Asian shares traded mixed early Wednesday as the machinery of finance absorbed another round of shocks from fading AI hype, hotter-than-expected U.S. inflation, and tensions around Iran. Japan’s benchmark Nikkei 225 edged up less than 0.1% to 62,774.94, while South Korea’s Kospi index gained 0.9% to 7,708.05 after recouping some recent losses.
Who Gets Hit First
The sharpest reminder of how quickly speculative wealth can be shaken came from South Korea, where the Kospi had sunk 2.3% earlier in the week from an all-time high after a senior figure in the administration suggested the government may redistribute windfall AI profits from companies to citizens. That proposal landed directly in the middle of the market’s latest obsession, exposing how quickly the state can step in when profits become politically useful to redistribute and when the people at the bottom are told to wait for whatever trickles down from the top.
Australia’s S&P/ASX 200 lost 0.3% to 8,645.80. The Hang Seng slipped 0.4% to 26,246.29, while the Shanghai Composite was little changed, down less than 0.1% at 4,213.86. Across the region, the MSCI Asia-Pacific index outside Japan slipped about 0.6%, and Korean shares fell as much as 3.2% before rebounding.
The Market’s Fragile Story
The AP said fading enthusiasm over AI and other technology stocks was gradually putting the brakes on Wall Street’s record-setting run. That is the polished language of a system built on speculation, where corporate earnings and hype are treated like shock absorbers until they stop working. Tim Waterer, chief market analyst at KCM Trade, said, “Corporate earnings and AI momentum are acting as the market’s primary shock absorbers, but the road is getting significantly rougher,” and added, “With oil prices becoming entrenched at elevated levels and a diplomatic breakthrough between the U.S. and Iran remaining elusive, the easy bullish narrative is becoming much harder to maintain.”
His words describe a market that depends on constant momentum, constant confidence, and constant insulation from the real world. When that confidence slips, the people who live under the system do not get a vote on whether the ride continues.
What the Numbers Say
In energy trading, benchmark U.S. crude fell 58 cents to $101.60 a barrel and Brent crude lost 66 cents to $107.11 a barrel. Those moves came against a broader backdrop of geopolitical tension and inflation pressure, with the market narrative still trying to hold together even as the conditions underneath it grow more unstable.
The broader market backdrop also included hotter-than-expected U.S. inflation and tensions around Iran. Those pressures fed into the same financial apparatus that treats ordinary life as a variable in a trading model. The result was a mixed session across Asian markets, with some indexes recovering and others slipping, all of it shaped by decisions, speculation, and conflict far above the people who bear the consequences.
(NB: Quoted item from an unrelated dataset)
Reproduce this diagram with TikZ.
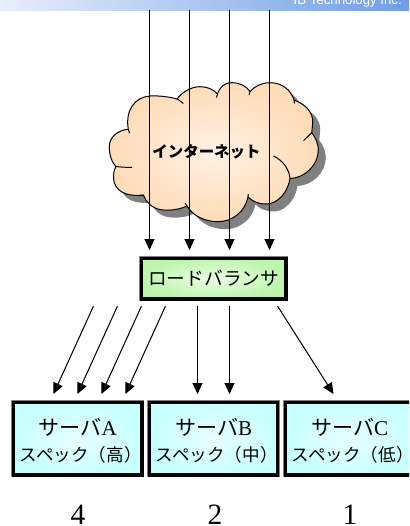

The Kospi’s rebound after its earlier drop showed how quickly markets can lurch when a senior figure in the administration even hints at redistributing windfall AI profits from companies to citizens. The episode left the region’s trading screens reflecting not stability, but the fragility of a system where corporate gains, state intervention, inflation, and war tensions all collide and ordinary people are left to absorb the fallout.